Akan tetapi, pada kenyataannya, setelah ia dibukukan, Al-Qur’an praktis hanya menuliskan jawaban dan responsnya, sementara mukhathab dan situasi yang direspons olehnya secara langsung tidak lagi tercatat. Tidak lagi tercatat secara total dalam Al-Qur’an, tentu saja; tetapi, ia masih tercatat dalam sejarah Arab Jahiliah dan khususnya dalam syair-syair Jahiliah.
Inilah maksud dari membuka Al-Qur’an “selebar” mungkin, dan maksud dari pembacaan kontekstual non-reduksionis yang saya kemukakan di bagian pengantar.
Dengan mengerti terlebih dahulu masyarakat seperti apa yang Al-Qur’an respons, maka selanjutnya kita bisa mengerti mengapa Al-Qur’an mengatakan kepada mereka bahwa, misalnya, manusia adalah khalifah Tuhan, manusia dikaruniai ilmu dan kebebasan, dan Tuhan adalah yang paling berkuasa untuk menentukan segala sesuatu.
Jelas bagi siapa pun yang mampu membaca dan mengerti Al-Qur’an bahwa kitab suci ini berisi keterangan-keterangan mengenai “Kemahakuasaan Tuhan” atau mengenai “keabsolutan takdir Tuhan”. Akan tetapi, apakah yang kita pahami dari Kemahakuasaan Tuhan itu sama dengan yang ingin Al-Qur’an sampaikan mengenainya?
Menurut Fazlur Rahman, mutakallimun dan falasifah sering melompati makna sebenarnya dari pesan Al-Qur’an mengenai, misalnya, kemutlakan Kekuasaan Tuhan atau kebebasan manusia.
Alasannya, sebab Al-Qur’an tidak dibaca sebagaimana ia berbicara pada lawan bicaranya, melainkan ia justru dibaca berdasarkan hasrat kita sendiri supaya ia sesuai dengan minat ideologis, teologis, atau filosofis yang partikular dan seringkali sektarian.
Menurut Rahman, pembacaan ideologis atas Al-Qur’an adalah sebuah tindak kekerasan atas kitab suci tersebut.
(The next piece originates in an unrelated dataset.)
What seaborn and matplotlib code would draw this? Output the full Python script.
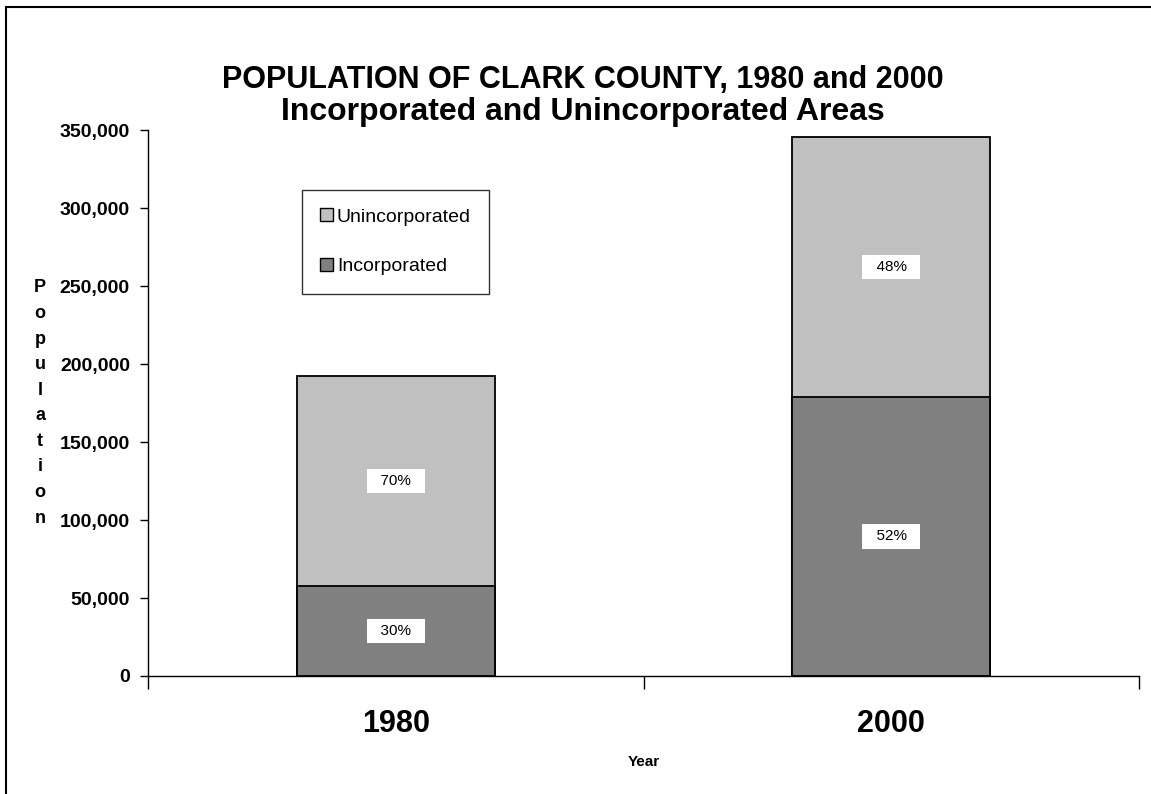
import matplotlib
matplotlib.use('Agg')
import matplotlib.pyplot as plt
from matplotlib.patches import Rectangle, Patch
from matplotlib.ticker import FuncFormatter, FixedLocator
import pandas as pd
import seaborn as sns

years = ['1980', '2000']
incorporated = [57700, 179000]
unincorporated = [134500, 166200]

sns.set_style('white')
plt.rcParams['font.family'] = ['Liberation Sans', 'DejaVu Sans']
for k in ['text.color', 'axes.labelcolor', 'xtick.color', 'ytick.color']:
    plt.rcParams[k] = 'black'

W, H = 1151, 794
fig = plt.figure(figsize=(W / 100, H / 100), dpi=100)
ax = fig.add_axes([148 / W, (H - 676) / H, (1139 - 148) / W, (676 - 130) / H])

totals = [a + b for a, b in zip(incorporated, unincorporated)]
df = pd.DataFrame({'year': years, 'inc': incorporated, 'total': totals})

light = '#c0c0c0'
dark = '#808080'
sns.barplot(data=df, x='year', y='total', color=light, width=0.4,
            edgecolor='black', linewidth=1.3, saturation=1, ax=ax)
sns.barplot(data=df, x='year', y='inc', color=dark, width=0.4,
            edgecolor='black', linewidth=1.3, saturation=1, ax=ax)

# percentage labels in white boxes
for i in range(len(years)):
    pi = round(100 * incorporated[i] / totals[i])
    pu = 100 - pi
    for y, p in [(incorporated[i] / 2, pi), (incorporated[i] + unincorporated[i] / 2, pu)]:
        ax.text(i, y, f'  {p}%  ', ha='center', va='center', fontsize=11,
                bbox=dict(boxstyle='square,pad=0.35', fc='white', ec='none'))

ax.set_xlim(-0.5, 1.5)
ax.set_ylim(0, 350000)
ax.set_yticks(range(0, 350001, 50000))
ax.yaxis.set_major_formatter(FuncFormatter(lambda v, _: f'{v:,.0f}'))
for t in ax.get_yticklabels():
    t.set_fontweight('bold')
    t.set_fontsize(14)
ax.tick_params(axis='y', direction='out', length=6, width=1, left=True, pad=7)

# ticks between categories, labels at centers
ax.xaxis.set_major_locator(FixedLocator([-0.5, 0.5, 1.5]))
ax.xaxis.set_minor_locator(FixedLocator([0, 1]))
ax.xaxis.set_major_formatter(FuncFormatter(lambda v, _: ''))
ax.xaxis.set_minor_formatter(FuncFormatter(lambda v, _: years[int(round(v))]))
ax.tick_params(axis='x', which='major', direction='out', length=9, width=1, bottom=True)
ax.tick_params(axis='x', which='minor', length=0, pad=24, labelsize=22)
for t in ax.xaxis.get_minorticklabels():
    t.set_fontweight('bold')

for s in ['top', 'right']:
    ax.spines[s].set_visible(False)
for s in ['left', 'bottom']:
    ax.spines[s].set_color('black')
    ax.spines[s].set_linewidth(1)

ax.set_xlabel('Year', fontsize=11, fontweight='bold')
ax.xaxis.set_label_coords(0.5, -0.145)
ax.set_ylabel('\n'.join('Population'), rotation=0, fontsize=13, fontweight='bold',
              linespacing=1.66, va='center', ha='center')
ax.yaxis.set_label_coords((40 - 148) / (1139 - 148), 0.5)

handles = [Patch(facecolor=light, edgecolor='black', linewidth=1),
           Patch(facecolor=dark, edgecolor='black', linewidth=1)]
leg = ax.legend(handles, ['Unincorporated', 'Incorporated'], loc='upper left',
                bbox_to_anchor=(302 / W, 1 - 190 / H), bbox_transform=fig.transFigure,
                fontsize=14, frameon=True, fancybox=False, borderaxespad=0,
                handlelength=0.65, handleheight=0.65, handletextpad=0.2,
                labelspacing=1.65, borderpad=0.95)
leg.get_frame().set_edgecolor('black')
leg.get_frame().set_linewidth(1)

fig.text(583 / W, 1 - 80 / H, 'POPULATION OF CLARK COUNTY, 1980 and 2000',
         ha='center', va='center', fontsize=22, fontweight='bold')
fig.text(583 / W, 1 - 112 / H, 'Incorporated and Unincorporated Areas',
         ha='center', va='center', fontsize=23, fontweight='bold')

# outer chart frame (only left and top edges are in view)
fig.patches.append(Rectangle((6 / W, -0.5), 2, 1.5 - 7 / H, transform=fig.transFigure,
                             fill=False, edgecolor='black', linewidth=1.5))

fig.savefig('out.png', dpi=100)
Dalam Major Themes of the Quran, begini kata Rahman:
“If this kind of analysis shows anything, it is that the Quran must be so studied that its concrete unity will emerge in its fullness, and that to select certain verses from the Quran to project a partial and subjective point of view may satisfy the subjective observer but it necessarily does violence to the Quran itself and results in extremely dangerous abstractions. It is notorious how frequently Muslims themselves, let alone Westerners, have mutilated the Quran by projecting their own points of view or that of their “schools” of thought; except that with so many Westerners both unconscious prejudice and deliberate distortion have played roles, as well as the study of verses of the Quran in abstract isolation. The Quran, as the Word of God, is as concrete as the Command or the Law of God—indeed, as God Himself—and represents the depth and breadth of life itself; it will refuse to be straight-jacketed by intellectual and cultural bias.”
Berbeda dengan reduksi dan distorsi ideologis yang lumrah terjadi bahkan hingga zaman kita sekarang, dalam tulisan ini saya berusaha menyajikan pandangan Islam mengenai kebebasan kehendak manusia sebagaimana ia dipromosikan oleh Al-Qur’an ketika menghadapi fatalisme dan fanatisisme dunia Arab Jahiliah yang berusaha diubahnya.
Akibat dari metodologi khas yang dipilih ini, maka kita akan membebaskan diri terlebih dahulu dari prakonsepsi-prakonsepsi teologis, seperti misalnya dari Asy’ariyah dan ahlul hadits yang mendakwa—setelah melalui proses rasionalisasi yang rumit—bahwa tidak ada yang benar-benar namanya kehendak bebas manusia, sebab kehendak Tuhan adalah mutlak, dan bahkan semua perbuatan manusia adalah ciptaan Tuhan, dan bahwa sekali pun mempunyai peran dalam kasb, namun yang efektif dalam perwujudan perbuatan manusia adalah tetap saja kehendak Tuhan, bukan kehendak manusia.